Sounds dystopian to me, I'd want to reconcile it by not allowing "one-party consent" for people to record me.
Not sure if the state laws you're referencing are in reality limited to phone calls, but I strongly dislike unregulated public camera use.
Your vision (no pun intended) is the story of the Black Mirror episode "The entire history of you", IMO from the show's golden age.
edit; I know that surveillance cameras pass this line already, but here they have to be announced with signs. And even when they aren't, to me state or police surveillance is different from potentially everyone stealthily recording me in private or public spaces.
It's possible the state laws in question (Tennessee) only apply to audio recordings, which would suit my desire. I also don't believe that the idea of a rolling buffer that normally discards its contents to be morally against the idea of notification of recording, or of seeking someone's consent.
I'd be fine with glasses that only record audio in such a way, that illuminate an LED once the "record" button has been pressed. If audio is being recorded into a buffer at all times, but then discarded unless triggered to start "recording", then maybe that should not count as "recording" under the law.

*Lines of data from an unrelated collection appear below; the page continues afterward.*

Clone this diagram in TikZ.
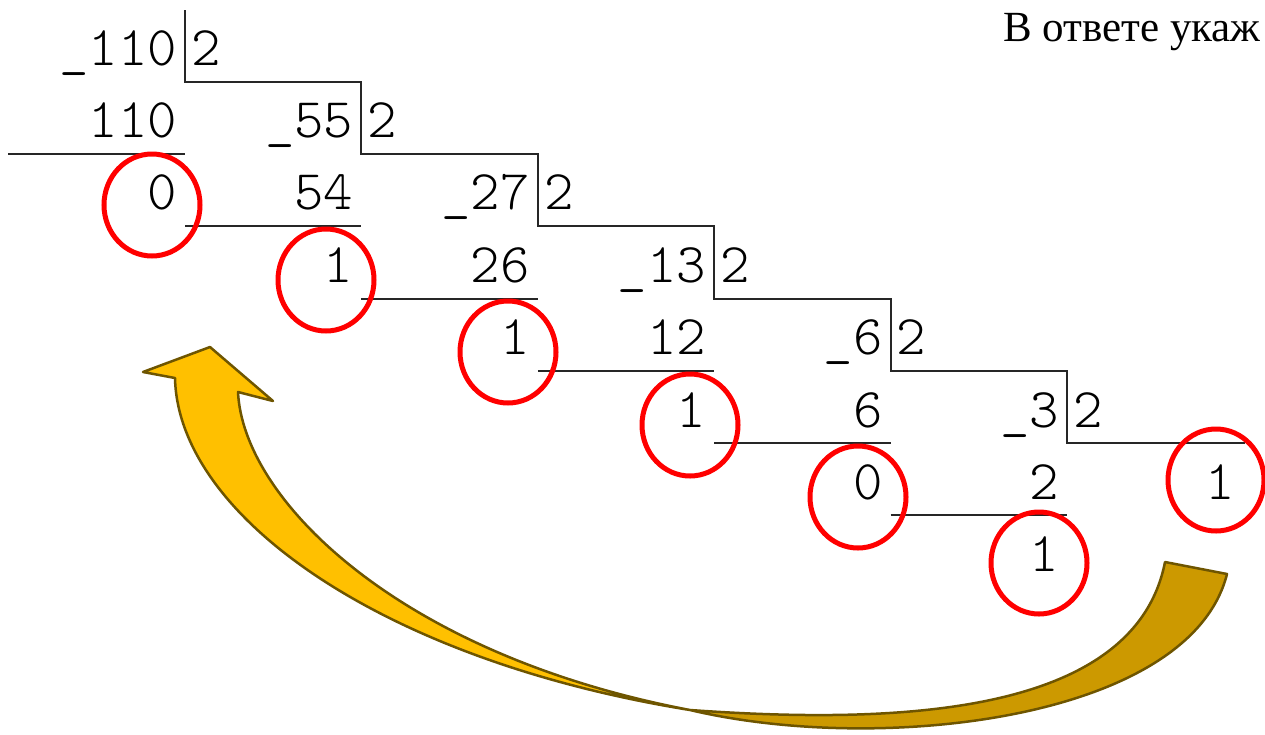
\documentclass[tikz,border=0pt]{standalone}
\usepackage{fontspec}
\setmainfont{Liberation Serif}
\newfontfamily\numfam[Extension=.otf]{lmmonolt10-regular}
\usetikzlibrary{shapes.geometric}
\newcommand\numfont{\numfam\fontsize{56}{56}\selectfont}
\definecolor{arrlight}{HTML}{FFC000}
\definecolor{arrdark}{HTML}{CC9900}
\definecolor{arredge}{HTML}{6E5500}
\begin{document}
\begin{tikzpicture}[x=1pt,y=-1pt,
  num/.style={font=\numfont, inner sep=0pt, anchor=base east},
  dvs/.style={font=\numfont, inner sep=0pt, anchor=base west},
  rule/.style={line width=2pt, black!85},
  ring/.style={draw=red, line width=5pt, ellipse, minimum width=96pt, minimum height=102pt, inner sep=0pt},
  arrowpart/.style={draw=arredge, line width=2.5pt, line join=round}
]
\useasboundingbox (0,0) rectangle (1265,734);

% curved arrow (drawn first, behind)
\coordinate (twist) at (690,710);
\coordinate (tailA) at (1165,562);
\coordinate (tailB) at (1227,574);
\filldraw[arrowpart, fill=arrdark]
  (twist) .. controls (900,725) and (1135,715) .. (tailA)
  -- (tailB)
  .. controls (1190,720) and (880,755) .. (twist) -- cycle;
\filldraw[arrowpart, fill=arrlight]
  (twist) .. controls (380,660) and (178,515) .. (175,378)
  -- (143,372) -- (210,347) -- (273,401) -- (238,392)
  .. controls (243,500) and (400,655) .. (twist) -- cycle;

% staircase
\draw[rule] (185,10) -- (185,82) -- (361.4,82) -- (361.4,154.2) -- (537.8,154.2)
  -- (537.8,226.4) -- (714.2,226.4) -- (714.2,298.6) -- (890.6,298.6)
  -- (890.6,370.8) -- (1067,370.8) -- (1067,443) -- (1245,443);
% subtraction lines
\draw[rule] (8,154.2) -- (185,154.2);
\draw[rule] (185,226.4) -- (361.4,226.4);
\draw[rule] (361.4,298.6) -- (537.8,298.6);
\draw[rule] (537.8,370.8) -- (714.2,370.8);
\draw[rule] (714.2,443) -- (890.6,443);
\draw[rule] (890.6,515.2) -- (1067,515.2);

% column 0
\node[num] (d0) at (177,65) {\_110};
\node[dvs] (q0) at (191,65) {2};
\node[num] (s0) at (177,137.4) {110};
\node[num] (m0) at (177,209.8) {0};
% column 1
\node[num] (d1) at (353.4,137.4) {\_55};
\node[dvs] (q1) at (367.4,137.4) {2};
\node[num] (s1) at (353.4,209.8) {54};
\node[num] (m1) at (353.4,282.2) {1};
% column 2
\node[num] (d2) at (529.8,209.8) {\_27};
\node[dvs] (q2) at (543.8,209.8) {2};
\node[num] (s2) at (529.8,282.2) {26};
\node[num] (m2) at (529.8,354.6) {1};
% column 3
\node[num] (d3) at (706.2,282.2) {\_13};
\node[dvs] (q3) at (720.2,282.2) {2};
\node[num] (s3) at (706.2,354.6) {12};
\node[num] (m3) at (706.2,427) {1};
% column 4
\node[num] (d4) at (882.6,354.6) {\_6};
\node[dvs] (q4) at (896.6,354.6) {2};
\node[num] (s4) at (882.6,427) {6};
\node[num] (m4) at (882.6,499.4) {0};
% column 5
\node[num] (d5) at (1059,427) {\_3};
\node[dvs] (q5) at (1073,427) {2};
\node[num] (s5) at (1059,499.4) {2};
\node[num] (m5) at (1059,571.8) {1};
% last quotient
\node[num] (m6) at (1235.4,499.4) {1};

% red rings
\node[ring] (c0) at (152,205) {};
\node[ring] (c1) at (326,280) {};
\node[ring] (c2) at (508,352) {};
\node[ring] (c3) at (690,425) {};
\node[ring] (c4) at (858,497) {};
\node[ring] (c5) at (1039,563) {};
\node[ring] (c6) at (1216,480) {};

% heading text
\node[anchor=base west, inner sep=0pt, font=\fontsize{43}{43}\selectfont] (note) at (1003,41) {В ответе укаж};
\end{tikzpicture}
\end{document}
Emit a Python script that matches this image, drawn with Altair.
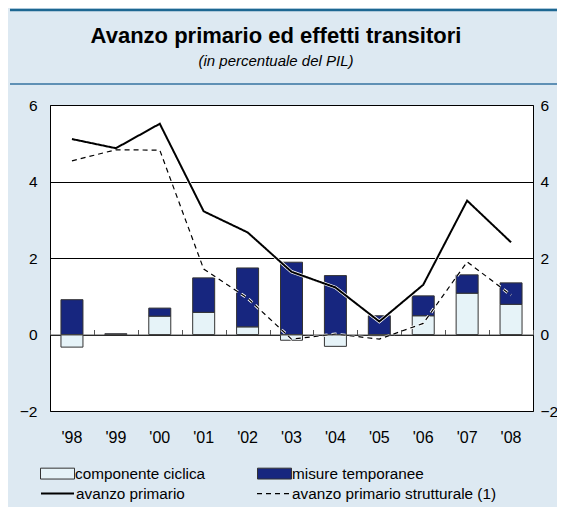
import altair as alt
import pandas as pd

years = ["'98", "'99", "'00", "'01", "'02", "'03", "'04", "'05", "'06", "'07", "'08"]
ciclica = [-0.33, 0.0, 0.48, 0.58, 0.20, -0.15, -0.31, -0.03, 0.49, 1.08, 0.79]
misure = [0.91, 0.02, 0.21, 0.90, 1.54, 1.89, 1.54, 0.49, 0.52, 0.48, 0.56]
avanzo = [5.11, 4.87, 5.51, 3.22, 2.67, 1.64, 1.23, 0.34, 1.30, 3.50, 2.41]
strutturale = [4.54, 4.83, 4.82, 1.71, 0.95, -0.12, 0.01, -0.12, 0.29, 1.90, 1.03]
y_ticks = [-2, 0, 2, 4, 6]

title_text = "Avanzo primario ed effetti transitori"
subtitle_text = "(in percentuale del PIL)"
bar_names = ["componente ciclica", "misure temporanee"]
line_names = ["avanzo primario", "avanzo primario strutturale (1)"]

bars_df = pd.DataFrame(
    [{"anno": y, "serie": bar_names[0], "ord": 0, "valore": v} for y, v in zip(years, ciclica)]
    + [{"anno": y, "serie": bar_names[1], "ord": 1, "valore": v} for y, v in zip(years, misure)]
)
lines_df = pd.DataFrame(
    [{"anno": y, "serie": line_names[0], "valore": v} for y, v in zip(years, avanzo)]
    + [{"anno": y, "serie": line_names[1], "valore": v} for y, v in zip(years, strutturale)]
)
solid_df = pd.DataFrame({"anno": years, "valore": avanzo})
dash_df = pd.DataFrame({"anno": years, "valore": strutturale})

FONT = "Liberation Sans"
BG = "#dde9f2"
yscale = alt.Scale(domain=[-2, 6], nice=False, zero=False)
xscale = alt.Scale(domain=years, paddingInner=0, paddingOuter=0)

bars = alt.Chart(bars_df).mark_bar(size=22, stroke="#333333", strokeWidth=1).encode(
    x=alt.X("anno:N", scale=xscale, sort=years, title=None,
            axis=alt.Axis(orient="bottom", ticks=False, domain=False, labelAngle=0,
                          labelFont=FONT, labelFontSize=16, labelColor="black",
                          labelPadding=18, labelBaseline="top")),
    y=alt.Y("valore:Q", scale=yscale, stack="zero", title=None,
            axis=alt.Axis(orient="left", values=y_ticks, ticks=False, domain=False,
                          grid=True, gridColor="black", gridWidth=1, gridOpacity=1,
                          labelFont=FONT, labelFontSize=15.5, labelColor="black",
                          labelPadding=13)),
    fill=alt.Fill("serie:N",
                  scale=alt.Scale(domain=bar_names, range=["#e6f3f8", "#17267f"]),
                  legend=alt.Legend(title=None, orient="none", legendX=-10, legendY=351,
                                    direction="horizontal", columns=2, columnPadding=49,
                                    symbolType="M-1,-0.32H1V0.32H-1Z", symbolSize=1156,
                                    symbolStrokeColor="#333333", symbolStrokeWidth=1,
                                    symbolOpacity=1, labelFont=FONT, labelFontSize=15.3,
                                    labelColor="black", labelOffset=0, labelLimit=300)),
    order=alt.Order("ord:Q"),
)

casing_solid = alt.Chart(solid_df).mark_line(color="white", strokeWidth=3.5).encode(
    x=alt.X("anno:N", scale=xscale, sort=years, axis=None),
    y=alt.Y("valore:Q", scale=yscale, axis=None),
)
casing_dash = alt.Chart(dash_df).mark_line(color="white", strokeWidth=3, strokeDash=[5, 4]).encode(
    x=alt.X("anno:N", scale=xscale, sort=years, axis=None),
    y=alt.Y("valore:Q", scale=yscale, axis=None),
)

lines = alt.Chart(lines_df).mark_line(color="black").encode(
    x=alt.X("anno:N", scale=xscale, sort=years, title=None,
            axis=alt.Axis(orient="top", offset=-229.5, labels=False, ticks=True,
                          tickBand="extent", tickSize=5, tickColor="#555555",
                          domain=True, domainColor="#555555", domainWidth=1, zindex=1)),
    y=alt.Y("valore:Q", scale=yscale, title=None,
            axis=alt.Axis(orient="right", values=y_ticks, ticks=False, domain=False,
                          grid=False, labelFont=FONT, labelFontSize=15.5,
                          labelColor="black", labelPadding=7)),
    strokeDash=alt.StrokeDash("serie:N",
                              scale=alt.Scale(domain=line_names, range=[[1, 0], [5, 4]]),
                              legend=alt.Legend(title=None, orient="none", legendX=-10,
                                                legendY=371, direction="horizontal",
                                                columns=2, columnPadding=69,
                                                symbolType="stroke", symbolSize=1089,
                                                symbolStrokeColor="black",
                                                symbolStrokeWidth=1.5,
                                                labelFont=FONT, labelFontSize=15.3,
                                                labelColor="black", labelOffset=1,
                                                labelLimit=300)),
    strokeWidth=alt.StrokeWidth("serie:N",
                                scale=alt.Scale(domain=line_names, range=[2, 1.2]),
                                legend=None),
)

one = pd.DataFrame({"k": [0]})
banner_top = alt.Chart(one).mark_rule(color="#1d6792", strokeWidth=2.5).encode(
    x=alt.value(-40), x2=alt.value(520), y=alt.value(-95))
banner_sep = alt.Chart(one).mark_rule(color="#5f90b5", strokeWidth=2).encode(
    x=alt.value(-40), x2=alt.value(520), y=alt.value(-21))
title_mark = alt.Chart(one).mark_text(
    font=FONT, fontSize=22, fontWeight="bold", color="black", align="center",
    baseline="alphabetic").encode(
    x=alt.value(226), y=alt.value(-62), text=alt.value(title_text))
subtitle_mark = alt.Chart(one).mark_text(
    font=FONT, fontSize=15, fontStyle="italic", color="black", align="center",
    baseline="alphabetic").encode(
    x=alt.value(226), y=alt.value(-39), text=alt.value(subtitle_text))

chart = alt.layer(banner_top, banner_sep, title_mark, subtitle_mark,
                  bars, casing_solid, casing_dash, lines).properties(
    width=483,
    height=306,
    autosize="none",
    padding={"left": 42, "top": 97, "right": 24, "bottom": 96},
    background=BG,
).configure_view(
    fill="white", stroke="black", strokeWidth=1
)

chart.save("out.html", embed_options={"renderer": "svg", "actions": False})
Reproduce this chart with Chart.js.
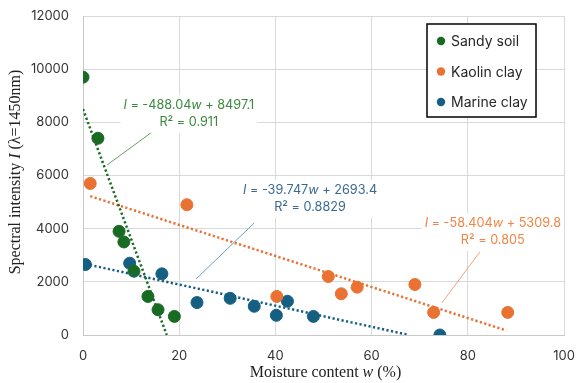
<!DOCTYPE html>
<html>
<head>
<meta charset="utf-8">
<script src="https://cdn.jsdelivr.net/npm/chart.js@4.4.1/dist/chart.umd.min.js"></script>
<style>
  html, body { margin: 0; padding: 0; background: #fff; }
  #wrap { width: 576px; height: 383px; }
</style>
</head>
<body>
<div id="wrap"><canvas id="myChart" width="576" height="383"></canvas></div>
<script>
var seriesNames = ["Sandy soil", "Kaolin clay", "Marine clay"];
var seriesColors = ["#196b24", "#e97132", "#156082"];
var labelColors = ["#3a8a3e", "#f08545", "#3a6a92"];
var leaderColors = ["#5fa062", "#f3a273", "#6aa3c4"];

var sandyX = [0, 3.1, 7.5, 8.5, 10.6, 13.5, 15.6, 19.0];
var sandyY = [9700, 7400, 3900, 3500, 2400, 1450, 950, 700];
var kaolinX = [1.5, 21.6, 40.3, 51.0, 53.7, 57.0, 69.0, 72.9, 88.3];
var kaolinY = [5700, 4900, 1450, 2200, 1550, 1800, 1900, 850, 850];
var marineX = [0.5, 9.7, 16.4, 23.7, 30.6, 35.6, 40.2, 42.5, 47.9, 74.2];
var marineY = [2650, 2700, 2300, 1220, 1380, 1080, 740, 1270, 700, 0];

// trendline end points (as drawn, clipped at I = 0)
var sandyTrendX = [0, 17.41];
var sandyTrendY = [8497, 0];
var kaolinTrendX = [1.5, 88];
var kaolinTrendY = [5222, 170];
var marineTrendX = [0.5, 67.76];
var marineTrendY = [2673, 0];

var slopes = ["-488.04", "-58.404", "-39.747"];
var intercepts = ["8497.1", "5309.8", "2693.4"];
var rSquared = ["0.911", "0.805", "0.8829"];

var xTicks = [0, 20, 40, 60, 80, 100];
var yTicks = [0, 2000, 4000, 6000, 8000, 10000, 12000];

function pts(xs, ys) {
  var out = [];
  for (var i = 0; i < xs.length; i++) out.push({x: xs[i], y: ys[i]});
  return out;
}

var uiFont = "Inter, 'Noto Sans', sans-serif";
var serifFont = "'Liberation Serif', 'DejaVu Serif', serif";

// label boxes and leaders, positioned in data units
var labelPos = [
  {x: 22.0, y: 8650, lx1: 14.1, ly1: 7600, lx2: 5.0, ly2: 6395},
  {x: 85.2, y: 4214, lx1: 82.5, ly1: 3123, lx2: 74.6, ly2: 1204},
  {x: 47.2, y: 5455, lx1: 35.6, ly1: 4214, lx2: 23.5, ly2: 2107}
];

function drawRich(ctx, parts, cx, cy, size, family) {
  var total = 0;
  for (var i = 0; i < parts.length; i++) {
    ctx.font = (parts[i].it ? "italic " : "") + size + "px " + family;
    parts[i].w = ctx.measureText(parts[i].t).width;
    total += parts[i].w;
  }
  var x = cx - total / 2;
  ctx.textAlign = "left";
  ctx.textBaseline = "middle";
  for (var j = 0; j < parts.length; j++) {
    ctx.font = (parts[j].it ? "italic " : "") + size + "px " + family;
    ctx.fillText(parts[j].t, x, cy);
    x += parts[j].w;
  }
  return total;
}

var extras = {
  id: "extras",
  afterDatasetsDraw: function(chart) {
    var ctx = chart.ctx;
    var xs = chart.scales.x, ys = chart.scales.y;
    var fs = 12.7;
    ctx.save();
    // trend labels
    for (var i = 0; i < labelPos.length; i++) {
      var p = labelPos[i];
      var cx = xs.getPixelForValue(p.x), cy = ys.getPixelForValue(p.y);
      var line1 = [{t: "I", it: true}, {t: " = " + slopes[i]}, {t: "w", it: true}, {t: " + " + intercepts[i]}];
      var w = 0;
      line1.forEach(function(q) { ctx.font = (q.it ? "italic " : "") + fs + "px " + uiFont; w += ctx.measureText(q.t).width; });
      ctx.fillStyle = "#fff";
      ctx.fillRect(cx - w / 2 - 3, cy - 10, w + 6, 38);
      ctx.fillStyle = labelColors[i];
      drawRich(ctx, line1, cx, cy, fs, uiFont);
      drawRich(ctx, [{t: "R² = " + rSquared[i]}], cx, cy + 17, fs, uiFont);
      ctx.strokeStyle = leaderColors[i];
      ctx.lineWidth = 1;
      ctx.beginPath();
      ctx.moveTo(xs.getPixelForValue(p.lx1), ys.getPixelForValue(p.ly1));
      ctx.lineTo(xs.getPixelForValue(p.lx2), ys.getPixelForValue(p.ly2));
      ctx.stroke();
    }
    // legend
    var lx = 427, ly = 24, lw = 109, lh = 93;
    ctx.fillStyle = "#fff";
    ctx.fillRect(lx, ly, lw, lh);
    ctx.strokeStyle = "#000";
    ctx.lineWidth = 1.5;
    ctx.strokeRect(lx, ly, lw, lh);
    for (var k = 0; k < seriesNames.length; k++) {
      var ry = ly + 17 + k * 30.5;
      ctx.fillStyle = seriesColors[k];
      ctx.beginPath();
      ctx.arc(lx + 14, ry, 4.2, 0, Math.PI * 2);
      ctx.fill();
      ctx.fillStyle = "#262626";
      ctx.font = "14px " + uiFont;
      ctx.textAlign = "left";
      ctx.textBaseline = "middle";
      ctx.fillText(seriesNames[k], lx + 24, ry + 1);
    }
    // axis titles
    ctx.fillStyle = "#222";
    var area = chart.chartArea;
    drawRich(ctx, [{t: "Moisture content "}, {t: "w", it: true}, {t: " (%)"}], (area.left + area.right) / 2 + 2, 373, 16, serifFont);
    ctx.save();
    ctx.translate(16, 172);
    ctx.rotate(-Math.PI / 2);
    drawRich(ctx, [{t: "Spectral intensity "}, {t: "I", it: true}, {t: " (λ=1450nm)"}], 0, 0, 16, serifFont);
    ctx.restore();
    ctx.restore();
  }
};

function trend(xs, ys, i) {
  return {
    type: "line", data: pts(xs, ys), borderColor: seriesColors[i], borderWidth: 2.5,
    borderDash: [2.2, 2.4], pointRadius: 0, fill: false, order: 0
  };
}

function scatter(xs, ys, i) {
  return {
    type: "scatter", label: seriesNames[i], data: pts(xs, ys), backgroundColor: seriesColors[i],
    borderColor: seriesColors[i], pointRadius: 6, pointHoverRadius: 6, order: 1
  };
}

new Chart("myChart", {
  type: "scatter",
  data: {
    datasets: [
      trend(sandyTrendX, sandyTrendY, 0),
      trend(kaolinTrendX, kaolinTrendY, 1),
      trend(marineTrendX, marineTrendY, 2),
      scatter(sandyX, sandyY, 0),
      scatter(kaolinX, kaolinY, 1),
      scatter(marineX, marineY, 2)
    ]
  },
  options: {
    responsive: false,
    animation: false,
    layout: {padding: {top: 16, right: 12, left: 0, bottom: 0}},
    plugins: {legend: {display: false}, tooltip: {enabled: false}},
    scales: {
      x: {
        type: "linear", min: 0, max: 100,
        afterBuildTicks: function(s) { s.ticks = xTicks.map(function(v) { return {value: v}; }); },
        afterFit: function(s) { s.height = 48; s.paddingLeft = 0; s.paddingRight = 0; },
        grid: {color: "#d9d9d9", drawTicks: false},
        border: {color: "#c8c8c8"},
        ticks: {padding: 13, color: "#333", font: {size: 13, family: uiFont}}
      },
      y: {
        type: "linear", min: 0, max: 12000,
        afterBuildTicks: function(s) { s.ticks = yTicks.map(function(v) { return {value: v}; }); },
        afterFit: function(s) { s.width = 83; s.paddingTop = 0; s.paddingBottom = 0; },
        grid: {color: "#d9d9d9", drawTicks: false},
        border: {color: "#c8c8c8"},
        ticks: {padding: 14, color: "#333", font: {size: 13, family: uiFont}, callback: function(v) { return String(v); }}
      }
    }
  },
  plugins: [extras]
});
</script>
</body>
</html>
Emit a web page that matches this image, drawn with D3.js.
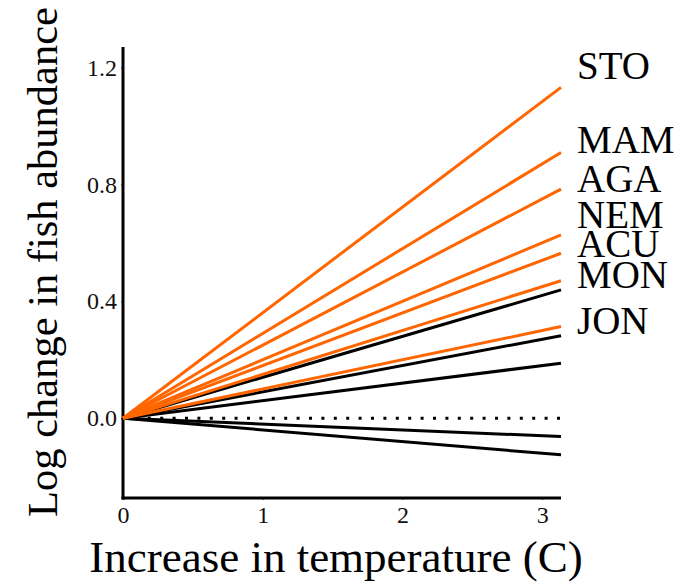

As a practical matter, if one is in a situation where such recording is warranted, by the time you press the record button, you've already missed important information that's relevant to the context of the recording. Allowing a 60-second rolling buffer that then gets dumped to storage when "actual" recording starts should be allowed.
Cameras everywhere just keeps everyone honest, right? Nothing to hide, nothing to fear, right? What's acceptable now will always be acceptable in the future, right? My mind never changes, whose does?
The point of this idea is that it would be under control of the individual wearing the glasses. I would most definitely not want it to be syncing to the cloud or some stupid shit like that. The buffer, and the storage, would need to be entirely contained within the glasses (or other device, if it turns out audio is a legally safer way to implement something like this).
As I mentioned in a sibling comment, I'm not against a visual notification of such recording once the "start saving to storage" button has been pressed. At the same time, I realize that the 60 seconds or so leading up to pressing that button is also often vital (otherwise dashcams wouldn't use a rolling buffer). And in such a situation where audio (or video, in applicable jurisdictions) is being recorded only in volatile memory and overwritten when the buffer is exhausted, I don't think a recording notification should be necessary unless the user has actively engaged non-volatile recording. In that sense, it's similar to the difference between streaming and downloading media. Both are technically the same, but the intention of "streaming" is to download the media and decode it without storing it in a non-volatile fashion.
I think you're thinking about this a bit naively, concentrating on the utility without considering the detriments.
Look at social media. WE are the ones who surveil ourselves. Yes, the big social media companies process all that data and use it against us, but we are the ones who give the pictures, videos, and words to them. There's really no good way around this either. I put those same things on my blog and they still get scrapped.
So what ends up being the difference? It's not synced to the cloud, but we put it there anyways. Do you really think most people are just going to take the videos and not share them? Do you think most people are just going to run a NAS at home? In an ideal world, yes. But I don't think we're anywhere near that happening. So a good portion of those videos just get put online somewhere and bad actors have access.
Non-volatile recording doesn't really exist. We're on HN and I'd expect most people here to be familiar with how easy it is to download a streamed video. yt-dlp will do that for a lot more than youtube.